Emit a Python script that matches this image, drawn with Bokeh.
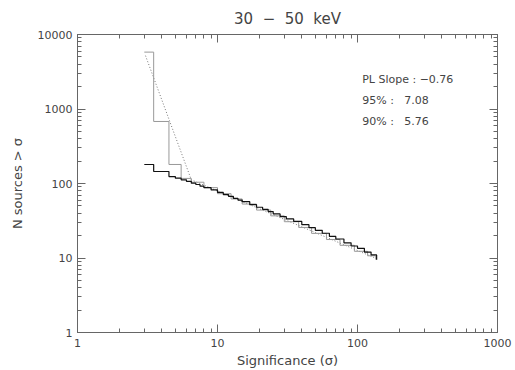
from bokeh.plotting import figure
from bokeh.models import LogAxis, FixedTicker, Label, Range1d, CustomLabelingPolicy
from bokeh.embed import file_html
from bokeh.resources import INLINE

# Fine-step cumulative curve (black)
sig_b = [3.0, 3.5, 4.5, 5.0, 5.5, 6.0, 6.5, 7.0, 7.5, 8.0, 9.0, 10, 11, 12, 13, 14, 15, 17, 19, 21,
         23, 25, 28, 31, 35, 40, 45, 50, 56, 63, 70, 80, 90, 100, 112, 125, 137]
n_b = [180, 145, 124, 118, 112, 107, 101, 97, 92, 88, 82, 76, 71, 67, 63, 60, 57, 52, 48, 45,
       42, 39, 36, 33.5, 31, 28, 25.5, 23.5, 21.5, 19.5, 18, 16, 14.5, 13.5, 12, 11, 9.5]

# Coarse-step cumulative curve (grey)
sig_a = [3.0, 3.5, 4.5, 5.5, 6.5, 8.0, 10, 12.5, 15, 19, 24, 30, 38, 47, 60, 75, 95, 118, 135]
n_a = [5800, 680, 180, 117, 104, 88, 73, 62, 53, 44, 36.8, 30.7, 25.7, 21.4, 17.7, 14.8, 12.3, 10.7, 9.5]

# Fit (dotted)
sig_fit = [3.06, 6.5, 137]
n_fit = [5200, 112, 9.8]

x_ticks = [1, 10, 100, 1000]
y_ticks = [1, 10, 100, 1000, 10000]
x_labels = ["1", "10", "100", "1000"]
y_labels = ["1", "10", "100", "1000", "10000"]

NB = "\u00a0"
title_text = "30" + NB * 2 + "\u2212" + NB * 2 + "50" + NB * 2 + "keV"
notes = ["PL Slope : \u22120.76", "95% :" + NB * 3 + "7.08", "90% :" + NB * 3 + "5.76"]
note_y = [2500, 1300, 670]

FONT = "DejaVu Sans"
TXT = "#444444"
AX = "#666666"

def minor(ticks):
    return [t * k for t in ticks[:-1] for k in range(2, 10)]

p = figure(width=515, height=370, x_axis_type="log", y_axis_type="log",
           x_range=Range1d(1, 1000), y_range=Range1d(1, 10000),
           output_backend="svg", toolbar_location=None,
           min_border_left=77, min_border_right=18, min_border_top=34, min_border_bottom=38)

p.title.text = title_text
p.title.align = "center"
p.title.vertical_align = "top"
p.title.text_font = FONT
p.title.text_font_size = "15px"
p.title.text_font_style = "normal"
p.title.text_color = TXT

p.xgrid.visible = False
p.ygrid.visible = False
p.outline_line_color = AX
p.background_fill_color = "white"
p.border_fill_color = "white"

def style(ax, ticks, labels, show):
    ax.ticker = FixedTicker(ticks=ticks, minor_ticks=minor(ticks))
    ax.major_tick_in = 8
    ax.major_tick_out = 0
    ax.minor_tick_in = 4
    ax.minor_tick_out = 0
    ax.axis_line_color = AX
    ax.major_tick_line_color = AX
    ax.minor_tick_line_color = AX
    ax.major_label_text_font = FONT
    ax.major_label_text_color = TXT
    ax.major_label_text_font_size = "11px"
    ax.axis_label_text_font = FONT
    ax.axis_label_text_color = TXT
    ax.axis_label_text_font_style = "normal"
    ax.axis_label_text_font_size = "13px"
    if show:
        ax.major_label_overrides = {t: l for t, l in zip(ticks, labels)}
    else:
        ax.major_label_overrides = {t: "" for t in ticks}
        ax.major_label_policy = CustomLabelingPolicy(code="return false")
        ax.major_label_standoff = 0

style(p.xaxis[0], x_ticks, x_labels, True)
style(p.yaxis[0], y_ticks, y_labels, True)
p.xaxis[0].axis_label = "Significance (\u03c3)"
p.yaxis[0].axis_label = "N sources > \u03c3"
p.xaxis[0].major_label_standoff = 6
p.yaxis[0].major_label_standoff = 5
p.xaxis[0].axis_label_standoff = 3
p.yaxis[0].axis_label_standoff = 10

top = LogAxis()
right = LogAxis()
style(top, x_ticks, x_labels, False)
style(right, y_ticks, y_labels, False)
p.add_layout(top, "above")
p.add_layout(right, "right")

p.line(sig_fit, n_fit, line_color="#777777", line_width=1, line_dash="1 2")
p.step(sig_a, n_a, mode="after", line_color="#999999", line_width=1)
p.step(sig_b, n_b, mode="after", line_color="#111111", line_width=1.2)

for t, yv in zip(notes, note_y):
    p.add_layout(Label(x=108, y=yv, text=t, text_font=FONT, text_font_size="11px",
                       text_color=TXT, text_baseline="middle"))

open("out.html", "w").write(file_html(p, INLINE))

• • • • • • •

What this task involves: Up to and including the line containing "p.title.text_color = TXT", repeat every line from the start of the data, but none of the pictures.

Result:
Emit a Python script that matches this image, drawn with Bokeh.
from bokeh.plotting import figure
from bokeh.models import LogAxis, FixedTicker, Label, Range1d, CustomLabelingPolicy
from bokeh.embed import file_html
from bokeh.resources import INLINE

# Fine-step cumulative curve (black)
sig_b = [3.0, 3.5, 4.5, 5.0, 5.5, 6.0, 6.5, 7.0, 7.5, 8.0, 9.0, 10, 11, 12, 13, 14, 15, 17, 19, 21,
         23, 25, 28, 31, 35, 40, 45, 50, 56, 63, 70, 80, 90, 100, 112, 125, 137]
n_b = [180, 145, 124, 118, 112, 107, 101, 97, 92, 88, 82, 76, 71, 67, 63, 60, 57, 52, 48, 45,
       42, 39, 36, 33.5, 31, 28, 25.5, 23.5, 21.5, 19.5, 18, 16, 14.5, 13.5, 12, 11, 9.5]

# Coarse-step cumulative curve (grey)
sig_a = [3.0, 3.5, 4.5, 5.5, 6.5, 8.0, 10, 12.5, 15, 19, 24, 30, 38, 47, 60, 75, 95, 118, 135]
n_a = [5800, 680, 180, 117, 104, 88, 73, 62, 53, 44, 36.8, 30.7, 25.7, 21.4, 17.7, 14.8, 12.3, 10.7, 9.5]

# Fit (dotted)
sig_fit = [3.06, 6.5, 137]
n_fit = [5200, 112, 9.8]

x_ticks = [1, 10, 100, 1000]
y_ticks = [1, 10, 100, 1000, 10000]
x_labels = ["1", "10", "100", "1000"]
y_labels = ["1", "10", "100", "1000", "10000"]

NB = "\u00a0"
title_text = "30" + NB * 2 + "\u2212" + NB * 2 + "50" + NB * 2 + "keV"
notes = ["PL Slope : \u22120.76", "95% :" + NB * 3 + "7.08", "90% :" + NB * 3 + "5.76"]
note_y = [2500, 1300, 670]

FONT = "DejaVu Sans"
TXT = "#444444"
AX = "#666666"

def minor(ticks):
    return [t * k for t in ticks[:-1] for k in range(2, 10)]

p = figure(width=515, height=370, x_axis_type="log", y_axis_type="log",
           x_range=Range1d(1, 1000), y_range=Range1d(1, 10000),
           output_backend="svg", toolbar_location=None,
           min_border_left=77, min_border_right=18, min_border_top=34, min_border_bottom=38)

p.title.text = title_text
p.title.align = "center"
p.title.vertical_align = "top"
p.title.text_font = FONT
p.title.text_font_size = "15px"
p.title.text_font_style = "normal"
p.title.text_color = TXT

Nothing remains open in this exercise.